The murmur rose to a roar, a visceral, hungry, loving roar, deeper than any single throat, more pious than any single soul, more loving than any single heart; and died again, whispering down, as the first quiet chords of music struck. The Town Hall receded and the scaffolding stood before them. A preacher's pulpit, a captain's bridge, a conductor's rostrum? A child's cradle, a plain coffin of boldly simple wood, grandiose yet virtuous, a wooden grail, housing the German truth. Upon it, alone but valiant, the truth's one champion, a plain man known as Karfeld.

'Peter.' Turner gently pointed into the tiny alley.

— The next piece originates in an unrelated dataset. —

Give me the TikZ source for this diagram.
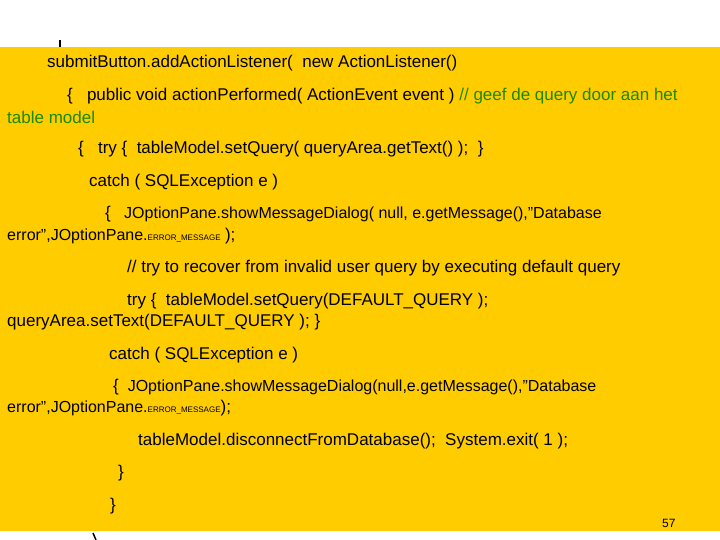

His hand was shaking but his eye was quite steady. A shadow? A guard taking up his post?

'I wouldn't point any more if I was you,' de Lisle whispered. 'They might misunderstand you.'

But in that moment, no one paid them any heed, for Karfeld was all they saw.

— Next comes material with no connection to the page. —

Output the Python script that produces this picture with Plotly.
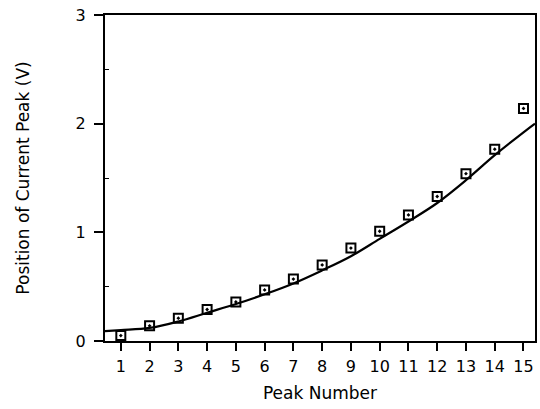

'Der Klaus!' the crowd was calling. 'Der Klaus is here!' Wave to him, children; der Klaus, the magic man, has walked all the way to Bonn on stilts of German pine.

'He is very English, der Klaus,' he heard de Lisle murmur. 'Although he hates our guts.'

He was such a little man up there. They said he was tall; and it would have been easy enough, with so much artifice, to raise him a toot or so, but he seemed to wish to be diminished, as if to emphasise that great truths are found in humble mouths; for Karfeld was a humble man, and English in his diffidence. And Karfeld was a nervous man too,

bothered by his spectacles, which he had not had time to clean, apparently, in these busy days, for now he took them off and polished them as if he did not know he was observed: it is the others who make the ceremony, he was telling them, before he had said a word; it is you and I who know why we are here.

Let us pray.

'The lights are too bright for him,' someone said. 'They should reduce the lights.'

He was one of them, this isolated Doctor; a good deal of brain power no doubt, a good deal above the ears, but still one of them at the end of it, ready to step down at any time from that high place if someone better came along. And not at all a politician. Quite without ambition, in fact, for he had only yesterday promised to stand down in favour of Halbach if that was the people's will. The crowd whispered its concern. Karfeld looks tired, he looks fresh; he looks well; Karfeld looks ill, older, younger, taller, shorter... It is said he is retiring; no, he will give up his factory and work full time on politics. He cannot afford it; he is a millionaire.

Quietly he began speaking.

No one introduced him, he did not say his name. The note of music which announced his coming had no companions, for Klaus Karfeld is alone up there, quite alone, and no music can console him. Karfeld is not a Bonn windbag; he is one of us for all his intellect: Klaus Karfeld, doctor and citizen, a decent man decently concerned about the fate of Germany, is obliged, out of a sense of honour, to address a few friends. It was so softly, so unobtrusively done, that to Turner it seemed that the whole massive gathering actually inclined its ear in order to save Karfeld the pain of raising his voice.